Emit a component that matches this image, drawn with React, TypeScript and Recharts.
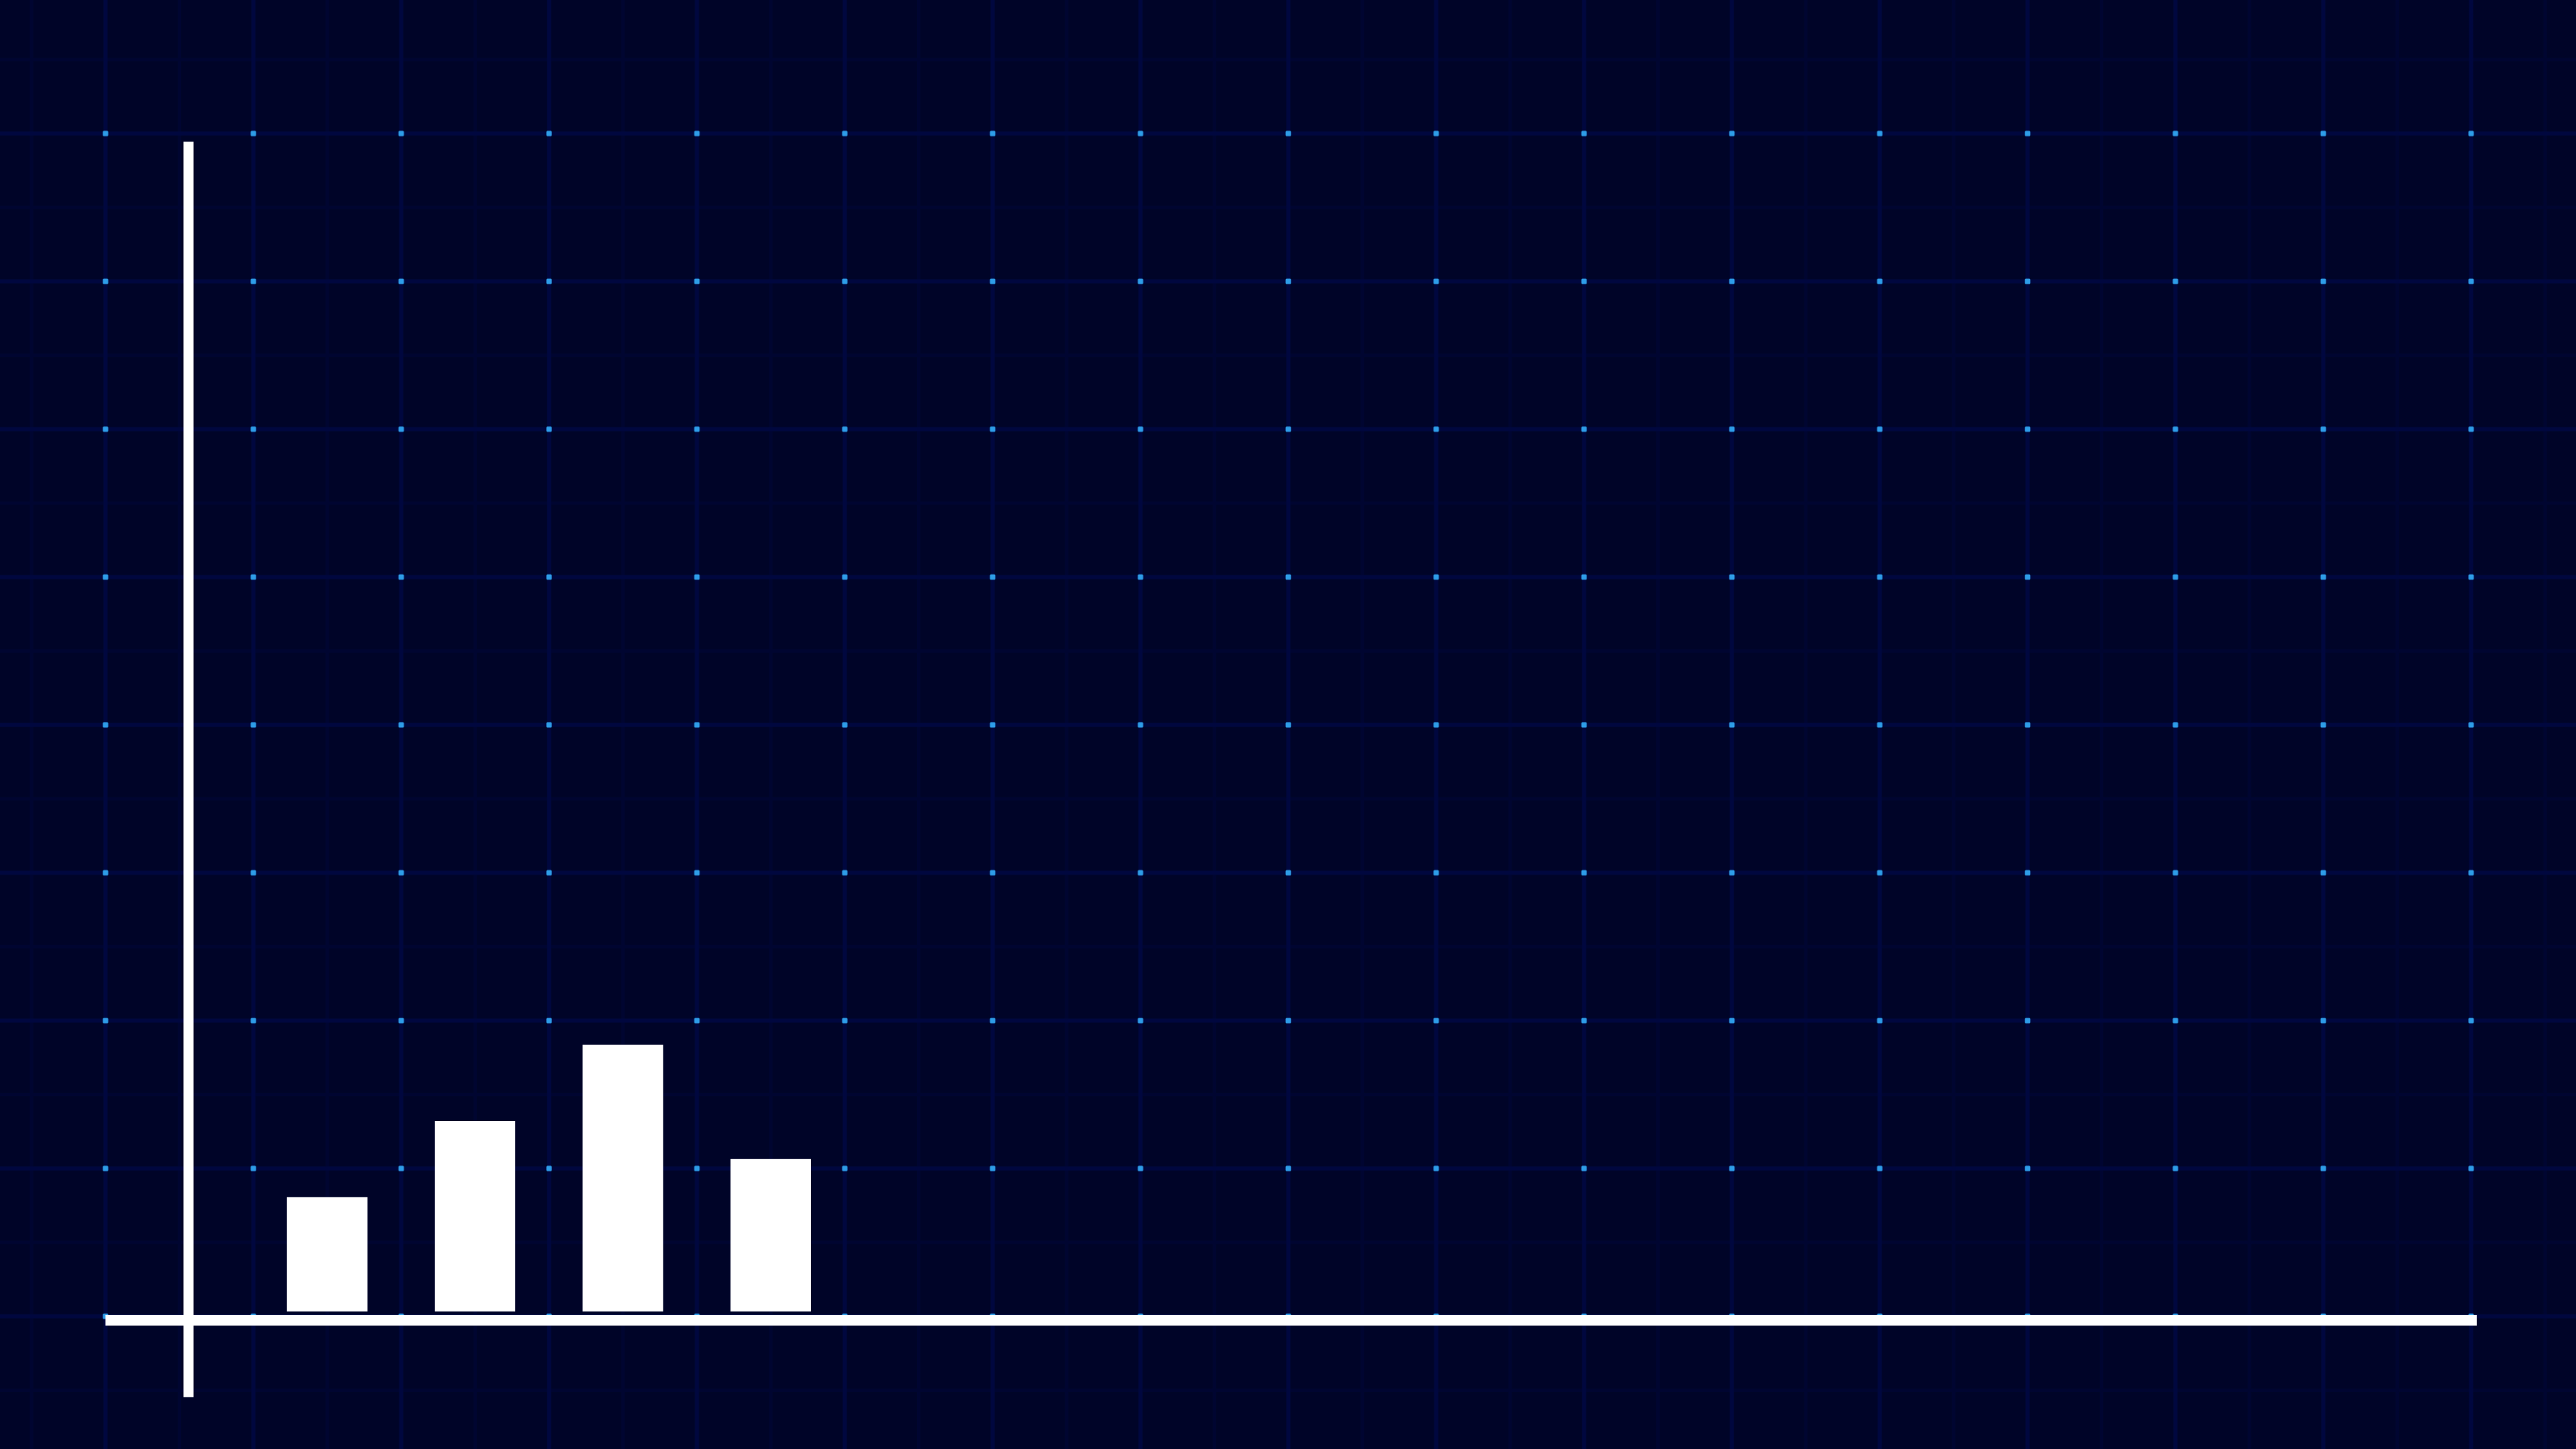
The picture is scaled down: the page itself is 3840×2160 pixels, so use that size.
import React from 'react';
import { BarChart, Bar, XAxis, YAxis, ReferenceLine } from 'recharts';

// data
const categories = ['A', 'B', 'C', 'D'];
const values = [3, 5, 7, 4];
const yMax = 30;

// the vertical axis line sticks out past the plot at both ends
const yAxisTop = 30.7;
const yAxisBottom = -2.25;
const yAxisAt = 0.56; // on the 16-cell frame axis

const data = categories.map((name, i) => ({ name, value: values[i] }));

const W = 3840;
const H = 2160;
const CELL = 220.4;
const X0 = 157.3; // first grid column
const Y0 = 199; // first grid row
const PLOT_RIGHT = 3692;

const BG = '#000428';
const MINOR = '#000531';
const MAJOR = '#00073f';
const DOT = '#2e9de8';

const GridBackground = () => {
    const half = CELL / 2;
    return (
        <svg width={W} height={H} style={{ position: 'absolute', left: 0, top: 0 }}>
            <defs>
                <pattern id="minorGrid" x={X0 - half / 2} y={Y0 - half / 2} width={half} height={half} patternUnits="userSpaceOnUse">
                    <rect x={half / 2 - 2.5} y={0} width={5} height={half} fill={MINOR} />
                    <rect x={0} y={half / 2 - 2.5} width={half} height={5} fill={MINOR} />
                </pattern>
                <pattern id="majorGrid" x={X0 - half} y={Y0 - half} width={CELL} height={CELL} patternUnits="userSpaceOnUse">
                    <rect x={half - 3} y={0} width={6} height={CELL} fill={MAJOR} />
                    <rect x={0} y={half - 3} width={CELL} height={6} fill={MAJOR} />
                    <rect x={half - 4} y={half - 4} width={8} height={8} rx={1.5} fill={DOT} />
                </pattern>
            </defs>
            <rect width={W} height={H} fill={BG} />
            <rect width={W} height={H} fill="url(#minorGrid)" />
            <rect width={W} height={H} fill="url(#majorGrid)" />
        </svg>
    );
};

export default function App() {
    return (
        <div style={{ position: 'absolute', left: 0, top: 0, width: W, height: H, overflow: 'hidden', background: BG }}>
            <GridBackground />
            <div style={{ position: 'absolute', left: 0, top: 0 }}>
                <BarChart width={W} height={H} data={data} margin={{ top: 251, right: W - PLOT_RIGHT, bottom: 162, left: X0 }}>
                    <XAxis
                        dataKey="name"
                        height={30}
                        padding={{ left: CELL, right: PLOT_RIGHT - X0 - 5 * CELL }}
                        tick={false}
                        tickLine={false}
                        axisLine={{ stroke: '#ffffff', strokeWidth: 16 }}
                    />
                    <XAxis xAxisId="frame" dataKey="frame" type="number" domain={[0, 16]} allowDataOverflow hide />
                    <YAxis domain={[0, yMax]} allowDataOverflow padding={{ bottom: 13 }} hide />
                    <Bar dataKey="value" fill="#ffffff" barSize={120} isAnimationActive={false} />
                    <ReferenceLine
                        xAxisId="frame"
                        segment={[{ x: yAxisAt, y: yAxisTop }, { x: yAxisAt, y: yAxisBottom }]}
                        stroke="#ffffff"
                        strokeWidth={15}
                        ifOverflow="visible"
                    />
                </BarChart>
            </div>
        </div>
    );
}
..............................
Your task:
Pictures are excluded; extract exactly the lines from the start of the data through the line that holds "XAxis, YAxis, ReferenceLine", both ends included.

Task solution:
Emit a component that matches this image, drawn with React, TypeScript and Recharts.
The picture is scaled down: the page itself is 3840×2160 pixels, so use that size.
import React from 'react';
import { BarChart, Bar, XAxis, YAxis, ReferenceLine } from 'recharts';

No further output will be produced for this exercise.